Whenever a company announces a sale, merger or restructuring, threat actors often pounce, knowing internal teams are distracted, documentation is in flux and IT environments are being restructured.

“They know when a company is vulnerable,” said CISO Jack Nichelson, “and they take advantage of that noise.”

As a result, cyber is no longer something buyers ask about at the end of a deal. For startups and mature businesses alike, it’s something buyers are beginning to investigate early—and it can have a major influence on the deal moving forward.

Nichelson shared a recent story of a private equity buyer who conducted a penetration test as part of its due diligence and uncovered enough gaps that the prospective acquisition’s valuation dropped by 10%. He emphasized this is no longer an outlier. In his words, security posture is becoming just as important as financial posture when evaluating an acquisition.

That means what buyers really want to know in 2026 is whether they’re inheriting resilience—or inheriting someone else’s liability.


9. Compliance is evolving—and becoming a competitive differentiator

“Compliance work sometimes seems like pushing paper and checking boxes, but that’s not what it’s about at all. It’s about building a strong cybersecurity foundation that ensures trust and supports long-term business growth.”

— Inversion6 CISO Jack Nichelson, Compliance 101

Across the globe, the message is clear: Regulatory expectations are rising fast.

In the UK and Europe, frameworks like NIS2 and Cyber Essentials are pushing organizations to tighten controls in areas once overlooked. In the U.S., CMMC 2.0 is accelerating that same shift especially for defense contractors and those working in federal supply chains.

As these frameworks mature, it’s no longer about checking boxes—it’s about implementing and proving consistent, documented cybersecurity practices. In 2026, organizations that wait until audits are mandatory will find themselves scrambling—or worse.


10. The convergence is coming—cybersecurity and endpoint management are merging

Inversion6 sits in a unique position within the industry. As the cybersecurity arm of TRG—one of the largest MSPs providing full lifecycle support for enterprise endpoints—we’re watching two worlds that used to run in parallel begin to merge.

The old belief that endpoint management and cybersecurity are separate functions, handled by separate tools and separate teams, is fading fast. Today, if you’re managing endpoints, you’d better be prepared to secure them. And if you’re securing them, you need a deep understanding of how those endpoints are deployed, patched, updated, tracked and supported.

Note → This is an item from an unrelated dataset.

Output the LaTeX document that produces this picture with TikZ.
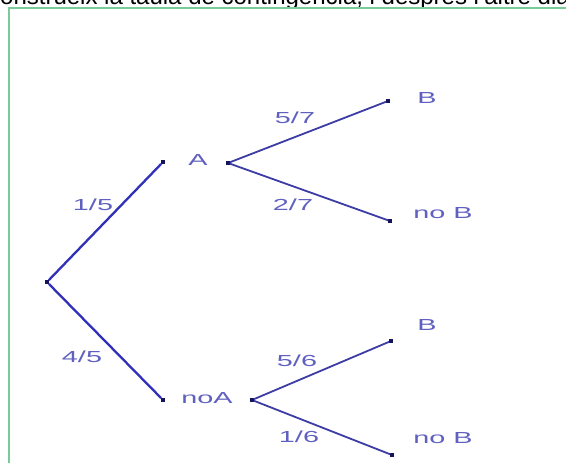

It won’t all happen in 2026, but the trajectory is unmistakable. Within the next few years, nearly every endpoint in the field will be connected in some way—and that connectivity puts them squarely on the cybersecurity chessboard. Organizations that prepare for this convergence now will be far ahead of those who wait.


Conclusion

This is not a comprehensive list, and cybersecurity in 2026 won’t be defined by a single trend—but these observations reflect the themes our CISOs, analysts and incident responders return to every day. They represent the patterns already visible in real incidents and real client conversations.

So stay vigilant—and remember this for 2026: You can’t sustain what you don’t protect, and the best time to act is before an attack, not after.